Problem
Using the method of substitution, \[ I=\int x^{1}\left(2+2 x^{2}\right)^{2} d x=\int f(u) d u \] where \[ \begin{array}{l} u=\square \\ d u=\square d x \\ f(u)=\square \end{array} \] Using the above information: \[ \begin{array}{l} \int x^{1}\left(2+2 x^{2}\right)^{2} d x \\ =\int f(u) d u \\ =\square \text { (in terms of } u \text { ) } \\ =\square \text { (in terms of } x \text { ) } \end{array} \] Note: Don't forget the constant of integration in the last two blanks
Solution
Step 1 :Let \(u = 2 + 2x^2\)
Step 2 :Differentiate \(u\) with respect to \(x\) to find \(du\), \(du = 4x \, dx\)

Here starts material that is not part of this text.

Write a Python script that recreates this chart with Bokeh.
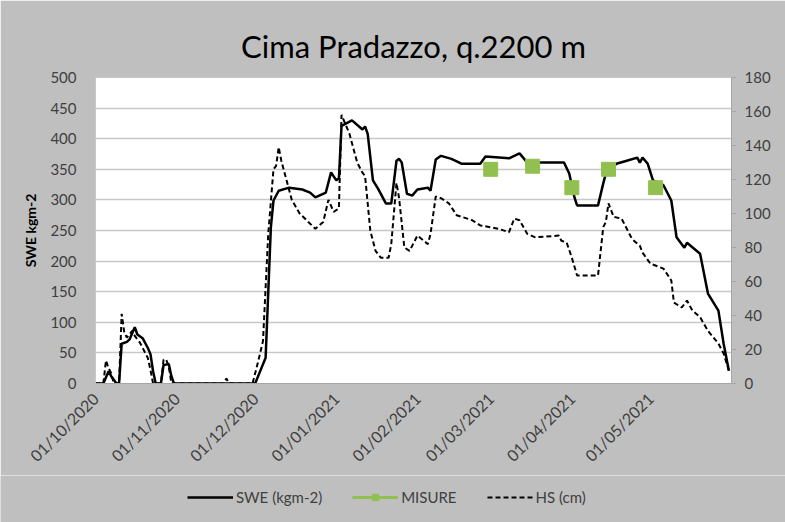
import pandas as pd
from math import pi
from bokeh.plotting import figure
from bokeh.layouts import column, row
from bokeh.models import (Range1d, LinearAxis, FixedTicker, DatetimeTickFormatter,
                          Legend, LegendItem, ColumnDataSource)
from bokeh.embed import file_html
from bokeh.resources import INLINE

# ---------------- data ----------------
swe_dates = ["2020-10-01", "2020-10-04", "2020-10-06", "2020-10-07", "2020-10-09", "2020-10-10",
             "2020-10-11", "2020-10-13", "2020-10-14", "2020-10-16", "2020-10-17", "2020-10-19",
             "2020-10-21", "2020-10-22", "2020-10-23", "2020-10-24", "2020-10-26", "2020-10-27",
             "2020-10-29", "2020-10-30", "2020-10-31", "2020-12-01", "2020-12-03", "2020-12-05",
             "2020-12-07", "2020-12-08", "2020-12-10", "2020-12-14", "2020-12-19", "2020-12-22",
             "2020-12-24", "2020-12-28", "2020-12-30", "2021-01-01", "2021-01-02", "2021-01-03",
             "2021-01-07", "2021-01-11", "2021-01-12", "2021-01-13", "2021-01-15", "2021-01-17",
             "2021-01-20", "2021-01-22", "2021-01-24", "2021-01-25", "2021-01-26", "2021-01-28",
             "2021-01-30", "2021-02-01", "2021-02-05", "2021-02-06", "2021-02-08", "2021-02-10",
             "2021-02-14", "2021-02-18", "2021-02-25", "2021-02-27", "2021-03-08", "2021-03-12",
             "2021-03-15", "2021-03-20", "2021-03-29", "2021-03-31", "2021-04-02", "2021-04-03",
             "2021-04-11", "2021-04-13", "2021-04-14", "2021-04-18", "2021-04-22", "2021-04-26",
             "2021-04-27", "2021-04-28", "2021-04-30", "2021-05-02", "2021-05-06", "2021-05-09",
             "2021-05-11", "2021-05-14", "2021-05-15", "2021-05-20", "2021-05-23", "2021-05-27",
             "2021-05-29", "2021-05-31"]
swe_values = [0, 0, 20, 12, 0, 0,
              65, 68, 72, 92, 80, 74,
              58, 48, 20, 0, 0, 30,
              32, 12, 0, 0, 21, 42,
              255, 299, 315, 320, 317, 312,
              304, 312, 345, 332, 335, 421,
              430, 415, 420, 408, 332, 318,
              294, 294, 364, 367, 361, 310,
              307, 317, 320, 315, 366, 372,
              367, 359, 359, 371, 368, 376,
              361, 361, 361, 343, 304, 291,
              291, 327, 343, 359, 364, 369,
              361, 369, 359, 332, 324, 299,
              239, 222, 230, 212, 147, 119,
              65, 21]

hs_dates = ["2020-10-01", "2020-10-04", "2020-10-05", "2020-10-06", "2020-10-07", "2020-10-08",
            "2020-10-10", "2020-10-11", "2020-10-12", "2020-10-13", "2020-10-15", "2020-10-16",
            "2020-10-18", "2020-10-20", "2020-10-21", "2020-10-22", "2020-10-23", "2020-10-26",
            "2020-10-27", "2020-10-28", "2020-10-29", "2020-10-30", "2020-11-19", "2020-11-20",
            "2020-11-21", "2020-11-30", "2020-12-02", "2020-12-04", "2020-12-06", "2020-12-08",
            "2020-12-09", "2020-12-10", "2020-12-11", "2020-12-15", "2020-12-18", "2020-12-24",
            "2020-12-27", "2020-12-29", "2020-12-31", "2021-01-02", "2021-01-03", "2021-01-06",
            "2021-01-09", "2021-01-11", "2021-01-12", "2021-01-14", "2021-01-16", "2021-01-18",
            "2021-01-21", "2021-01-22", "2021-01-24", "2021-01-25", "2021-01-27", "2021-01-29",
            "2021-02-01", "2021-02-05", "2021-02-06", "2021-02-08", "2021-02-10", "2021-02-13",
            "2021-02-16", "2021-02-22", "2021-02-25", "2021-03-04", "2021-03-08", "2021-03-10",
            "2021-03-12", "2021-03-15", "2021-03-18", "2021-03-27", "2021-03-28", "2021-03-30",
            "2021-04-01", "2021-04-03", "2021-04-11", "2021-04-13", "2021-04-14", "2021-04-15",
            "2021-04-17", "2021-04-20", "2021-04-24", "2021-04-27", "2021-04-28", "2021-05-01",
            "2021-05-06", "2021-05-09", "2021-05-10", "2021-05-13", "2021-05-15", "2021-05-17",
            "2021-05-20", "2021-05-23", "2021-05-27", "2021-05-29", "2021-05-31"]
hs_values = [0, 0, 13.5, 9, 6, 0,
             0, 41, 30, 27, 31, 28,
             24, 18, 15, 8, 0, 0,
             14, 14, 10, 0, 0, 3,
             0, 0, 12, 25, 88, 126,
             128, 139, 131, 108, 100, 91,
             95, 108, 101, 103, 158, 147,
             130, 124, 122, 90, 78, 74,
             74, 82, 118, 109, 80, 78,
             87, 82, 88, 110, 109, 106,
             99, 96, 93, 91, 89, 97,
             96, 88, 86, 87, 84, 83,
             74, 63.5, 63.5, 92, 95, 106,
             98, 97, 85, 81, 77, 70.5,
             67.6, 60.6, 47.6, 44.7, 48.8, 43,
             39, 31, 23.5, 17.6, 7.6]

misure_dates = ["2021-03-01", "2021-03-17", "2021-04-01", "2021-04-15", "2021-05-03"]
misure_values = [350, 355, 320, 350, 320]

x_tick_dates = ["2020-10-01", "2020-11-01", "2020-12-01", "2021-01-01",
                "2021-02-01", "2021-03-01", "2021-04-01", "2021-05-01"]
swe_ticks = [0, 50, 100, 150, 200, 250, 300, 350, 400, 450, 500]
hs_ticks = [0, 20, 40, 60, 80, 100, 120, 140, 160, 180]

legend_labels = ["SWE (kgm-2)", "MISURE", "HS (cm)"]

# ---------------- helpers ----------------
def ts(s):
    return pd.Timestamp(s)

def ms(s):
    return pd.Timestamp(s).value // 10**6

FONT = "Lato"
GRAY_BG = "#bfbfbf"
TXT = "#404040"
GREEN = "#92c050"

p = figure(width=785, height=475, x_axis_type="datetime",
           x_range=Range1d(ts("2020-10-01"), ts("2021-06-01")),
           y_range=Range1d(0, 500),
           output_backend="svg", toolbar_location=None,
           min_border_left=95, min_border_right=54, min_border_top=77, min_border_bottom=92,
           background_fill_color="white", border_fill_color=GRAY_BG,
           outline_line_color="#c8c8c8")

p.title.text = "Cima Pradazzo, q.2200 m"
p.title.align = "center"
p.title.text_font = FONT
p.title.text_font_size = "31px"
p.title.text_font_style = "normal"
p.title.text_color = "black"
p.title.standoff = 26

# grid
p.xgrid.visible = False
p.ygrid.ticker = FixedTicker(ticks=swe_ticks)
p.ygrid.grid_line_color = "#c8c8c8"
p.ygrid.grid_line_width = 1.5

# left axis
yl = p.yaxis[0]
yl.ticker = FixedTicker(ticks=swe_ticks)
yl.axis_label = "SWE kgm-2"
yl.axis_label_text_font = FONT
yl.axis_label_text_font_style = "bold"
yl.axis_label_text_font_size = "14px"
yl.axis_label_text_color = "black"
yl.axis_label_standoff = 8
yl.major_label_text_font = FONT
yl.major_label_text_font_size = "15px"
yl.major_label_text_color = TXT
yl.major_tick_line_color = None
yl.minor_tick_line_color = None
yl.axis_line_color = "#c8c8c8"
yl.major_label_standoff = 13

# right axis
p.extra_y_ranges = {"hs": Range1d(0, 180)}
yr = LinearAxis(y_range_name="hs", ticker=FixedTicker(ticks=hs_ticks))
yr.major_label_text_font = FONT
yr.major_label_text_font_size = "15px"
yr.major_label_text_color = TXT
yr.major_tick_in = 0
yr.major_tick_out = 5
yr.major_tick_line_color = "#a6a6a6"
yr.minor_tick_line_color = None
yr.axis_line_color = "#a6a6a6"
yr.major_label_standoff = 8
p.add_layout(yr, "right")

# x axis
xa = p.xaxis[0]
xa.ticker = FixedTicker(ticks=[ms(d) for d in x_tick_dates])
fmt = "%d/%m/%Y"
xa.formatter = DatetimeTickFormatter(milliseconds=fmt, seconds=fmt, minsec=fmt, minutes=fmt,
                                     hourmin=fmt, hours=fmt, days=fmt, months=fmt, years=fmt)
xa.major_label_orientation = pi / 4
xa.major_label_text_font = FONT
xa.major_label_text_font_size = "16px"
xa.major_label_text_color = TXT
xa.major_tick_line_color = None
xa.minor_tick_line_color = None
xa.axis_line_color = "#a6a6a6"
xa.major_label_standoff = 6

# series
swe_src = ColumnDataSource(dict(x=[ts(d) for d in swe_dates], y=swe_values))
hs_src = ColumnDataSource(dict(x=[ts(d) for d in hs_dates], y=hs_values))
mis_src = ColumnDataSource(dict(x=[ts(d) for d in misure_dates], y=misure_values))

SWE_STYLE = dict(line_color="black", line_width=2.5)
HS_STYLE = dict(line_color="black", line_width=2, line_dash="5 3")

p.line("x", "y", source=hs_src, y_range_name="hs", **HS_STYLE)
p.line("x", "y", source=swe_src, **SWE_STYLE)
p.scatter("x", "y", source=mis_src, marker="square", size=14,
          fill_color=GREEN, line_color=GREEN)

# ---------------- legend strip (same background) ----------------
lg = figure(width=785, height=47, x_range=Range1d(0, 1), y_range=Range1d(0, 1),
            output_backend="svg", toolbar_location=None,
            min_border_left=0, min_border_right=0, min_border_top=0, min_border_bottom=0,
            background_fill_color=GRAY_BG, border_fill_color=None,
            outline_line_color=None, x_axis_location=None, y_axis_location=None)
lg.outline_line_color = None
lg.xgrid.visible = False
lg.ygrid.visible = False
# legend-only renderers: their points lie outside the visible range
off = dict(x=[5, 6], y=[5, 6])
r_swe = lg.line(x=off["x"], y=off["y"], **SWE_STYLE)
r_mis_l = lg.line(x=off["x"], y=off["y"], line_color=GREEN, line_width=3)
r_mis_s = lg.scatter(x=off["x"], y=off["y"], marker="square", size=11,
                     fill_color=GREEN, line_color=GREEN)
r_hs = lg.line(x=off["x"], y=off["y"], **HS_STYLE)

legend = Legend(items=[LegendItem(label=legend_labels[0], renderers=[r_swe]),
                       LegendItem(label=legend_labels[1], renderers=[r_mis_l, r_mis_s]),
                       LegendItem(label=legend_labels[2], renderers=[r_hs])],
                orientation="horizontal", location=(187, 16),
                background_fill_alpha=0, border_line_color=None,
                label_text_font=FONT, label_text_font_size="15px", label_text_color=TXT,
                glyph_width=46, glyph_height=16, spacing=30, label_standoff=3,
                padding=0, margin=0)
lg.add_layout(legend, "center")

layout = column(p, row(lg, spacing=0), spacing=0)
open("out.html", "w").write(file_html(layout, INLINE))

Step 3 :Rearrange to find \(dx\), \(dx = \frac{du}{4x}\)
Step 4 :Substitute \(u\) and \(dx\) into the integral, \(I = \int x \cdot u^2 \cdot \frac{du}{4x}\)
Step 5 :Cancel out the \(x\) terms, \(I = \frac{1}{4} \int u^2 \, du\)
Step 6 :Solve the integral using the power rule, \(I = \frac{1}{4} \cdot \frac{u^3}{3} + C\)
Step 7 :Substitute \(u = 2 + 2x^2\) back in, \(I = \frac{1}{12} (2 + 2x^2)^3 + C\)
Step 8 :\(\boxed{I = \frac{1}{12} (2 + 2x^2)^3 + C}\)